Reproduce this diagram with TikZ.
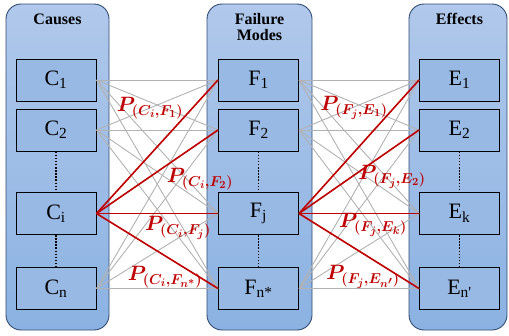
\documentclass[tikz,border=0pt]{standalone}
\usepackage{fontspec}
\setmainfont{Liberation Serif}
\usepackage{bm}
\definecolor{paneltop}{RGB}{176,200,235}
\definecolor{panelbot}{RGB}{139,178,226}
\definecolor{panelborder}{RGB}{50,75,115}
\definecolor{boxfill}{RGB}{152,185,228}
\definecolor{linkgray}{RGB}{178,178,178}
\definecolor{linkred}{RGB}{192,0,0}
\begin{document}
\begin{tikzpicture}[x=1pt,y=-1pt,
  panel/.style={rounded corners=15pt, draw=panelborder, line width=0.9pt, top color=paneltop, bottom color=panelbot, inner sep=0},
  title/.style={font=\fontsize{16}{19}\selectfont\bfseries, align=center},
  box/.style={draw=black, line width=1pt, fill=boxfill, minimum width=80pt, minimum height=42pt, inner sep=0, font=\fontsize{22}{26}\selectfont},
  glink/.style={draw=linkgray, line width=0.9pt},
  rlink/.style={draw=linkred, line width=1.6pt},
  plabel/.style={text=linkred, font=\fontsize{21}{24}\selectfont, inner sep=0},
  dots/.style={draw=black, line width=1.5pt, dash pattern=on 1.5pt off 1.6pt}]
\useasboundingbox (0,0) rectangle (509,335);
% panels
\node[panel, minimum width=103pt, minimum height=326pt] (pc) at (57.5,167) {};
\node[panel, minimum width=105pt, minimum height=326pt] (pf) at (259.5,167) {};
\node[panel, minimum width=98pt, minimum height=326pt] (pe) at (458,167) {};
\node[title] (tc) at (57.5,19) {Causes};
\node[title] (tf) at (259.5,27) {Failure\\[-3pt]Modes};
\node[title] (te) at (459.5,18.5) {Effects};
% boxes
\node[box] (c1) at (56,80) {C\textsubscript{1}};
\node[box] (c2) at (56,130) {C\textsubscript{2}};
\node[box] (ci) at (56,213.5) {C\textsubscript{i}};
\node[box] (cn) at (56,288.5) {C\textsubscript{n}};
\node[box] (f1) at (258.5,80) {F\textsubscript{1}};
\node[box] (f2) at (258.5,130) {F\textsubscript{2}};
\node[box] (fj) at (258.5,213.5) {F\textsubscript{j}};
\node[box] (fn) at (258.5,288.5) {F\textsubscript{n*}};
\node[box] (e1) at (459.5,80) {E\textsubscript{1}};
\node[box] (e2) at (459.5,130) {E\textsubscript{2}};
\node[box] (ek) at (459.5,213.5) {E\textsubscript{k}};
\node[box] (en) at (459.5,288.5) {E\textsubscript{n\textquotesingle}};
% dotted
\foreach \a/\b/\c/\d in {c2/ci/ci/cn, f2/fj/fj/fn, e2/ek/ek/en}{
  \draw[dots] (\a.south) -- (\b.north);
  \draw[dots] (\c.south) -- (\d.north);
}
% gray links
\foreach \a in {c1,c2,ci,cn}{
  \foreach \b in {f1,f2,fj,fn}{
    \draw[glink] (\a.east) -- (\b.west);
  }
}
\foreach \a in {f1,f2,fj,fn}{
  \foreach \b in {e1,e2,ek,en}{
    \draw[glink] (\a.east) -- (\b.west);
  }
}
% red links
\foreach \b in {f1,f2,fj,fn}{ \draw[rlink] (ci.east) -- (\b.west); }
\foreach \b in {e1,e2,ek,en}{ \draw[rlink] (fj.east) -- (\b.west); }
% labels
\node[plabel] (l1) at (150,108) {$\bm{P_{(C_i,F_1)}}$};
\node[plabel] (l2) at (200,179) {$\bm{P_{(C_i,F_2)}}$};
\node[plabel] (l3) at (178,228) {$\bm{P_{(C_i,F_j)}}$};
\node[plabel] (l4) at (165,277) {$\bm{P_{(C_i,F_{n^*})}}$};
\node[plabel] (r1) at (354,108) {$\bm{P_{(F_j,E_1)}}$};
\node[plabel] (r2) at (392,177) {$\bm{P_{(F_j,E_2)}}$};
\node[plabel] (r3) at (373,225) {$\bm{P_{(F_j,E_k)}}$};
\node[plabel] (r4) at (363,277) {$\bm{P_{(F_j,E_{n'})}}$};
\end{tikzpicture}
\end{document}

▬▬▬▬▬▬

* _STATED TASK_
Leaving out the pictures, repeat the data above exactly.

* _PROBLEM SOLUTION_
Reproduce this diagram with TikZ.
\documentclass[tikz,border=0pt]{standalone}
\usepackage{fontspec}
\setmainfont{Liberation Serif}
\usepackage{bm}
\definecolor{paneltop}{RGB}{176,200,235}
\definecolor{panelbot}{RGB}{139,178,226}
\definecolor{panelborder}{RGB}{50,75,115}
\definecolor{boxfill}{RGB}{152,185,228}
\definecolor{linkgray}{RGB}{178,178,178}
\definecolor{linkred}{RGB}{192,0,0}
\begin{document}
\begin{tikzpicture}[x=1pt,y=-1pt,
  panel/.style={rounded corners=15pt, draw=panelborder, line width=0.9pt, top color=paneltop, bottom color=panelbot, inner sep=0},
  title/.style={font=\fontsize{16}{19}\selectfont\bfseries, align=center},
  box/.style={draw=black, line width=1pt, fill=boxfill, minimum width=80pt, minimum height=42pt, inner sep=0, font=\fontsize{22}{26}\selectfont},
  glink/.style={draw=linkgray, line width=0.9pt},
  rlink/.style={draw=linkred, line width=1.6pt},
  plabel/.style={text=linkred, font=\fontsize{21}{24}\selectfont, inner sep=0},
  dots/.style={draw=black, line width=1.5pt, dash pattern=on 1.5pt off 1.6pt}]
\useasboundingbox (0,0) rectangle (509,335);
% panels
\node[panel, minimum width=103pt, minimum height=326pt] (pc) at (57.5,167) {};
\node[panel, minimum width=105pt, minimum height=326pt] (pf) at (259.5,167) {};
\node[panel, minimum width=98pt, minimum height=326pt] (pe) at (458,167) {};
\node[title] (tc) at (57.5,19) {Causes};
\node[title] (tf) at (259.5,27) {Failure\\[-3pt]Modes};
\node[title] (te) at (459.5,18.5) {Effects};
% boxes
\node[box] (c1) at (56,80) {C\textsubscript{1}};
\node[box] (c2) at (56,130) {C\textsubscript{2}};
\node[box] (ci) at (56,213.5) {C\textsubscript{i}};
\node[box] (cn) at (56,288.5) {C\textsubscript{n}};
\node[box] (f1) at (258.5,80) {F\textsubscript{1}};
\node[box] (f2) at (258.5,130) {F\textsubscript{2}};
\node[box] (fj) at (258.5,213.5) {F\textsubscript{j}};
\node[box] (fn) at (258.5,288.5) {F\textsubscript{n*}};
\node[box] (e1) at (459.5,80) {E\textsubscript{1}};
\node[box] (e2) at (459.5,130) {E\textsubscript{2}};
\node[box] (ek) at (459.5,213.5) {E\textsubscript{k}};
\node[box] (en) at (459.5,288.5) {E\textsubscript{n\textquotesingle}};
% dotted
\foreach \a/\b/\c/\d in {c2/ci/ci/cn, f2/fj/fj/fn, e2/ek/ek/en}{
  \draw[dots] (\a.south) -- (\b.north);
  \draw[dots] (\c.south) -- (\d.north);
}
% gray links
\foreach \a in {c1,c2,ci,cn}{
  \foreach \b in {f1,f2,fj,fn}{
    \draw[glink] (\a.east) -- (\b.west);
  }
}
\foreach \a in {f1,f2,fj,fn}{
  \foreach \b in {e1,e2,ek,en}{
    \draw[glink] (\a.east) -- (\b.west);
  }
}
% red links
\foreach \b in {f1,f2,fj,fn}{ \draw[rlink] (ci.east) -- (\b.west); }
\foreach \b in {e1,e2,ek,en}{ \draw[rlink] (fj.east) -- (\b.west); }
% labels
\node[plabel] (l1) at (150,108) {$\bm{P_{(C_i,F_1)}}$};
\node[plabel] (l2) at (200,179) {$\bm{P_{(C_i,F_2)}}$};
\node[plabel] (l3) at (178,228) {$\bm{P_{(C_i,F_j)}}$};
\node[plabel] (l4) at (165,277) {$\bm{P_{(C_i,F_{n^*})}}$};
\node[plabel] (r1) at (354,108) {$\bm{P_{(F_j,E_1)}}$};
\node[plabel] (r2) at (392,177) {$\bm{P_{(F_j,E_2)}}$};
\node[plabel] (r3) at (373,225) {$\bm{P_{(F_j,E_k)}}$};
\node[plabel] (r4) at (363,277) {$\bm{P_{(F_j,E_{n'})}}$};
\end{tikzpicture}
\end{document}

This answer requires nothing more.